The problem:
Write out each line word for word. Drop pictures.

Dataset extract:

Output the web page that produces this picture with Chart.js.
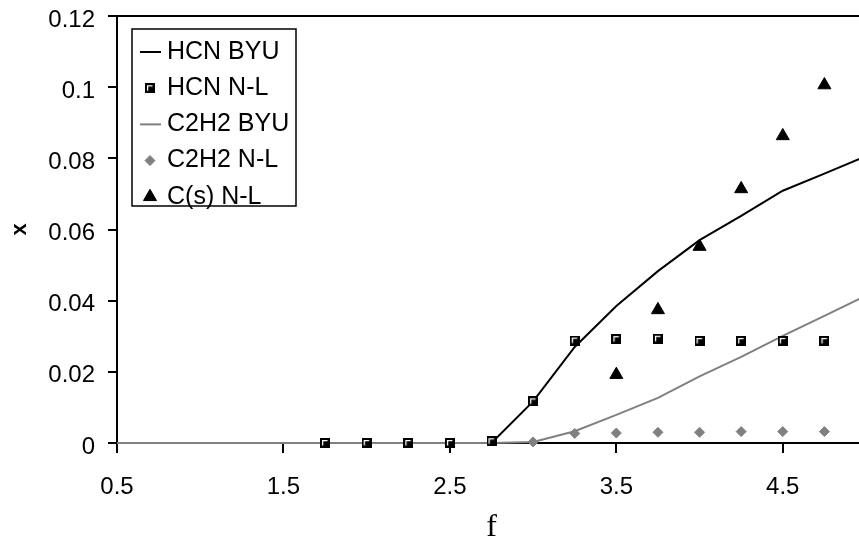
<!DOCTYPE html>
<html>
<head>
<meta charset="utf-8">
<script src="https://cdn.jsdelivr.net/npm/chart.js@4.4.1/dist/chart.umd.min.js"></script>
<style>
  html, body { margin: 0; padding: 0; background: #fff; overflow: hidden; }
  #wrap { width: 859px; height: 542px; overflow: hidden; }
</style>
</head>
<body>
<div id="wrap"><canvas id="chart" width="866" height="542"></canvas></div>
<script>
const xTicks = [0.5, 1.5, 2.5, 3.5, 4.5];
const yTicks = [0, 0.02, 0.04, 0.06, 0.08, 0.1, 0.12];

// model curves (BYU)
const byuF = [0.5, 1.0, 1.5, 2.0, 2.5, 2.75, 3.0, 3.25, 3.5, 3.75, 4.0, 4.25, 4.5, 4.75, 5.0];
const hcnByu = [0, 0, 0, 0, 0, 0, 0.0117, 0.027, 0.0385, 0.0483, 0.057, 0.0638, 0.0709, 0.0757, 0.0806];
const c2h2Byu = [0, 0, 0, 0, 0, 0, 0.0003, 0.0033, 0.0079, 0.0127, 0.0187, 0.0242, 0.0301, 0.0357, 0.0414];

// N-L points
const hcnNlF = [1.75, 2.0, 2.25, 2.5, 2.75, 3.0, 3.25, 3.5, 3.75, 4.0, 4.25, 4.5, 4.75];
const hcnNl = [0, 0, 0, 0, 0.0005, 0.0117, 0.0288, 0.0292, 0.0293, 0.0287, 0.0287, 0.0287, 0.0287];
const c2h2NlF = [3.0, 3.25, 3.5, 3.75, 4.0, 4.25, 4.5, 4.75];
const c2h2Nl = [0.0003, 0.0027, 0.0028, 0.003, 0.003, 0.0032, 0.0032, 0.0032];
const csNlF = [3.5, 3.75, 4.0, 4.25, 4.5, 4.75];
const csNl = [0.0192, 0.0374, 0.0552, 0.0714, 0.0863, 0.1006];

const pts = (xs, ys) => xs.map((x, i) => ({ x: x, y: ys[i] }));

// black square marker with the little white corner
const sq = document.createElement('canvas');
sq.width = 10; sq.height = 10;
(function () {
    const c = sq.getContext('2d');
    c.fillStyle = '#000';
    c.fillRect(0, 0, 10, 10);
    c.strokeStyle = '#fff';
    c.lineWidth = 1.3;
    c.beginPath();
    c.moveTo(2.6, 7.5);
    c.lineTo(2.6, 2.6);
    c.lineTo(7.5, 2.6);
    c.stroke();
})();

Chart.defaults.font.family = '"Liberation Sans", Arial, sans-serif';
Chart.defaults.color = '#000';

const frameAndLegend = {
    id: 'frameAndLegend',
    afterDraw(chart) {
        const ctx = chart.ctx;
        const area = chart.chartArea;
        ctx.save();
        ctx.strokeStyle = '#000';
        ctx.lineWidth = 2;
        ctx.beginPath();
        ctx.moveTo(area.left, area.top);
        ctx.lineTo(chart.width, area.top);
        ctx.stroke();

        // legend box
        ctx.fillStyle = '#fff';
        ctx.fillRect(132, 29, 164, 177);
        ctx.lineWidth = 1.5;
        ctx.strokeRect(132, 29, 164, 177);

        chart.data.datasets.forEach(function (ds, i) {
            const y = 52 + i * 36.2;
            if (ds.showLine) {
                ctx.strokeStyle = ds.borderColor;
                ctx.lineWidth = 2;
                ctx.beginPath();
                ctx.moveTo(140, y);
                ctx.lineTo(161, y);
                ctx.stroke();
            } else {
                ctx.fillStyle = ds.pointBackgroundColor;
                ctx.strokeStyle = ds.pointBorderColor;
                ctx.lineWidth = ds.pointBorderWidth;
                Chart.helpers.drawPoint(ctx, {
                    pointStyle: ds.pointStyle,
                    radius: ds.pointRadius,
                    borderWidth: ds.pointBorderWidth,
                    rotation: 0
                }, 150, y);
            }
            ctx.fillStyle = '#000';
            ctx.font = '25px "Liberation Sans", Arial, sans-serif';
            ctx.textBaseline = 'middle';
            ctx.textAlign = 'left';
            ctx.fillText(ds.label, 167, y);
        });
        ctx.restore();
    }
};

new Chart('chart', {
    type: 'scatter',
    data: {
        datasets: [
            {
                label: 'HCN BYU',
                data: pts(byuF, hcnByu),
                showLine: true,
                borderColor: '#000',
                borderWidth: 2,
                pointRadius: 0,
                clip: false,
                order: 4
            },
            {
                label: 'HCN N-L',
                data: pts(hcnNlF, hcnNl),
                pointStyle: sq,
                pointRadius: 5,
                pointBackgroundColor: '#000',
                pointBorderColor: '#000',
                pointBorderWidth: 0,
                clip: false,
                order: 1
            },
            {
                label: 'C2H2 BYU',
                data: pts(byuF, c2h2Byu),
                showLine: true,
                borderColor: '#808080',
                borderWidth: 2,
                pointRadius: 0,
                clip: false,
                order: 3
            },
            {
                label: 'C2H2 N-L',
                data: pts(c2h2NlF, c2h2Nl),
                pointStyle: 'rectRot',
                pointRadius: 5,
                pointBackgroundColor: '#808080',
                pointBorderColor: '#808080',
                pointBorderWidth: 1,
                clip: false,
                order: 2
            },
            {
                label: 'C(s) N-L',
                data: pts(csNlF, csNl),
                pointStyle: 'triangle',
                pointRadius: 7.5,
                pointBackgroundColor: '#000',
                pointBorderColor: '#000',
                pointBorderWidth: 1,
                clip: false,
                order: 0
            }
        ]
    },
    options: {
        responsive: false,
        animation: false,
        events: [],
        layout: { autoPadding: false, padding: { top: 16, right: 0, left: 0, bottom: 0 } },
        plugins: {
            legend: { display: false },
            tooltip: { enabled: false }
        },
        scales: {
            x: {
                type: 'linear',
                min: 0.5,
                max: 5,
                afterBuildTicks: function (s) { s.ticks = xTicks.map(v => ({ value: v })); },
                afterFit: function (s) {
                    s.height = 99;
                    s.paddingLeft = 0; s.paddingRight = 0;
                },
                border: { color: '#000', width: 2 },
                grid: { drawOnChartArea: false, color: '#000', lineWidth: 2, tickLength: 10 },
                ticks: {
                    font: { size: 24 },
                    color: '#000',
                    padding: 20,
                    maxRotation: 0,
                    autoSkip: false,
                    callback: v => String(v)
                },
                title: {
                    display: true,
                    text: 'f',
                    color: '#000',
                    font: { family: '"Liberation Serif", "Times New Roman", serif', size: 32, lineHeight: 0.875 },
                    padding: 0
                }
            },
            y: {
                min: 0,
                max: 0.12,
                afterBuildTicks: function (s) { s.ticks = yTicks.map(v => ({ value: v })); },
                afterFit: function (s) {
                    s.width = 117;
                    s.paddingTop = 0; s.paddingBottom = 0;
                },
                border: { color: '#000', width: 2 },
                grid: { drawOnChartArea: false, color: '#000', lineWidth: 2, tickLength: 9 },
                ticks: {
                    font: { size: 24 },
                    color: '#000',
                    padding: 13,
                    labelOffset: 4,
                    callback: v => String(v)
                },
                title: {
                    display: true,
                    text: 'x',
                    color: '#000',
                    font: { size: 22, weight: 'bold' },
                    padding: { top: 7, bottom: 0 }
                }
            }
        }
    },
    plugins: [frameAndLegend]
});
</script>
</body>
</html>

Answer to the task:
Output the web page that produces this picture with Chart.js.
<!DOCTYPE html>
<html>
<head>
<meta charset="utf-8">
<script src="https://cdn.jsdelivr.net/npm/chart.js@4.4.1/dist/chart.umd.min.js"></script>
<style>
  html, body { margin: 0; padding: 0; background: #fff; overflow: hidden; }
  #wrap { width: 859px; height: 542px; overflow: hidden; }
</style>
</head>
<body>
<div id="wrap"><canvas id="chart" width="866" height="542"></canvas></div>
<script>
const xTicks = [0.5, 1.5, 2.5, 3.5, 4.5];
const yTicks = [0, 0.02, 0.04, 0.06, 0.08, 0.1, 0.12];

// model curves (BYU)
const byuF = [0.5, 1.0, 1.5, 2.0, 2.5, 2.75, 3.0, 3.25, 3.5, 3.75, 4.0, 4.25, 4.5, 4.75, 5.0];
const hcnByu = [0, 0, 0, 0, 0, 0, 0.0117, 0.027, 0.0385, 0.0483, 0.057, 0.0638, 0.0709, 0.0757, 0.0806];
const c2h2Byu = [0, 0, 0, 0, 0, 0, 0.0003, 0.0033, 0.0079, 0.0127, 0.0187, 0.0242, 0.0301, 0.0357, 0.0414];

// N-L points
const hcnNlF = [1.75, 2.0, 2.25, 2.5, 2.75, 3.0, 3.25, 3.5, 3.75, 4.0, 4.25, 4.5, 4.75];
const hcnNl = [0, 0, 0, 0, 0.0005, 0.0117, 0.0288, 0.0292, 0.0293, 0.0287, 0.0287, 0.0287, 0.0287];
const c2h2NlF = [3.0, 3.25, 3.5, 3.75, 4.0, 4.25, 4.5, 4.75];
const c2h2Nl = [0.0003, 0.0027, 0.0028, 0.003, 0.003, 0.0032, 0.0032, 0.0032];
const csNlF = [3.5, 3.75, 4.0, 4.25, 4.5, 4.75];
const csNl = [0.0192, 0.0374, 0.0552, 0.0714, 0.0863, 0.1006];

const pts = (xs, ys) => xs.map((x, i) => ({ x: x, y: ys[i] }));

// black square marker with the little white corner
const sq = document.createElement('canvas');
sq.width = 10; sq.height = 10;
(function () {
    const c = sq.getContext('2d');
    c.fillStyle = '#000';
    c.fillRect(0, 0, 10, 10);
    c.strokeStyle = '#fff';
    c.lineWidth = 1.3;
    c.beginPath();
    c.moveTo(2.6, 7.5);
    c.lineTo(2.6, 2.6);
    c.lineTo(7.5, 2.6);
    c.stroke();
})();

Chart.defaults.font.family = '"Liberation Sans", Arial, sans-serif';
Chart.defaults.color = '#000';

const frameAndLegend = {
    id: 'frameAndLegend',
    afterDraw(chart) {
        const ctx = chart.ctx;
        const area = chart.chartArea;
        ctx.save();
        ctx.strokeStyle = '#000';
        ctx.lineWidth = 2;
        ctx.beginPath();
        ctx.moveTo(area.left, area.top);
        ctx.lineTo(chart.width, area.top);
        ctx.stroke();

        // legend box
        ctx.fillStyle = '#fff';
        ctx.fillRect(132, 29, 164, 177);
        ctx.lineWidth = 1.5;
        ctx.strokeRect(132, 29, 164, 177);

        chart.data.datasets.forEach(function (ds, i) {
            const y = 52 + i * 36.2;
            if (ds.showLine) {
                ctx.strokeStyle = ds.borderColor;
                ctx.lineWidth = 2;
                ctx.beginPath();
                ctx.moveTo(140, y);
                ctx.lineTo(161, y);
                ctx.stroke();
            } else {
                ctx.fillStyle = ds.pointBackgroundColor;
                ctx.strokeStyle = ds.pointBorderColor;
                ctx.lineWidth = ds.pointBorderWidth;
                Chart.helpers.drawPoint(ctx, {
                    pointStyle: ds.pointStyle,
                    radius: ds.pointRadius,
                    borderWidth: ds.pointBorderWidth,
                    rotation: 0
                }, 150, y);
            }
            ctx.fillStyle = '#000';
            ctx.font = '25px "Liberation Sans", Arial, sans-serif';
            ctx.textBaseline = 'middle';
            ctx.textAlign = 'left';
            ctx.fillText(ds.label, 167, y);
        });
        ctx.restore();
    }
};

new Chart('chart', {
    type: 'scatter',
    data: {
        datasets: [
            {
                label: 'HCN BYU',
                data: pts(byuF, hcnByu),
                showLine: true,
                borderColor: '#000',
                borderWidth: 2,
                pointRadius: 0,
                clip: false,
                order: 4
            },
            {
                label: 'HCN N-L',
                data: pts(hcnNlF, hcnNl),
                pointStyle: sq,
                pointRadius: 5,
                pointBackgroundColor: '#000',
                pointBorderColor: '#000',
                pointBorderWidth: 0,
                clip: false,
                order: 1
            },
            {
                label: 'C2H2 BYU',
                data: pts(byuF, c2h2Byu),
                showLine: true,
                borderColor: '#808080',
                borderWidth: 2,
                pointRadius: 0,
                clip: false,
                order: 3
            },
            {
                label: 'C2H2 N-L',
                data: pts(c2h2NlF, c2h2Nl),
                pointStyle: 'rectRot',
                pointRadius: 5,
                pointBackgroundColor: '#808080',
                pointBorderColor: '#808080',
                pointBorderWidth: 1,
                clip: false,
                order: 2
            },
            {
                label: 'C(s) N-L',
                data: pts(csNlF, csNl),
                pointStyle: 'triangle',
                pointRadius: 7.5,
                pointBackgroundColor: '#000',
                pointBorderColor: '#000',
                pointBorderWidth: 1,
                clip: false,
                order: 0
            }
        ]
    },
    options: {
        responsive: false,
        animation: false,
        events: [],
        layout: { autoPadding: false, padding: { top: 16, right: 0, left: 0, bottom: 0 } },
        plugins: {
            legend: { display: false },
            tooltip: { enabled: false }
        },
        scales: {
            x: {
                type: 'linear',
                min: 0.5,
                max: 5,
                afterBuildTicks: function (s) { s.ticks = xTicks.map(v => ({ value: v })); },
                afterFit: function (s) {
                    s.height = 99;
                    s.paddingLeft = 0; s.paddingRight = 0;
                },
                border: { color: '#000', width: 2 },
                grid: { drawOnChartArea: false, color: '#000', lineWidth: 2, tickLength: 10 },
                ticks: {
                    font: { size: 24 },
                    color: '#000',
                    padding: 20,
                    maxRotation: 0,
                    autoSkip: false,
                    callback: v => String(v)
                },
                title: {
                    display: true,
                    text: 'f',
                    color: '#000',
                    font: { family: '"Liberation Serif", "Times New Roman", serif', size: 32, lineHeight: 0.875 },
                    padding: 0
                }
            },
            y: {
                min: 0,
                max: 0.12,
                afterBuildTicks: function (s) { s.ticks = yTicks.map(v => ({ value: v })); },
                afterFit: function (s) {
                    s.width = 117;
                    s.paddingTop = 0; s.paddingBottom = 0;
                },
                border: { color: '#000', width: 2 },
                grid: { drawOnChartArea: false, color: '#000', lineWidth: 2, tickLength: 9 },
                ticks: {
                    font: { size: 24 },
                    color: '#000',
                    padding: 13,
                    labelOffset: 4,
                    callback: v => String(v)
                },
                title: {
                    display: true,
                    text: 'x',
                    color: '#000',
                    font: { size: 22, weight: 'bold' },
                    padding: { top: 7, bottom: 0 }
                }
            }
        }
    },
    plugins: [frameAndLegend]
});
</script>
</body>
</html>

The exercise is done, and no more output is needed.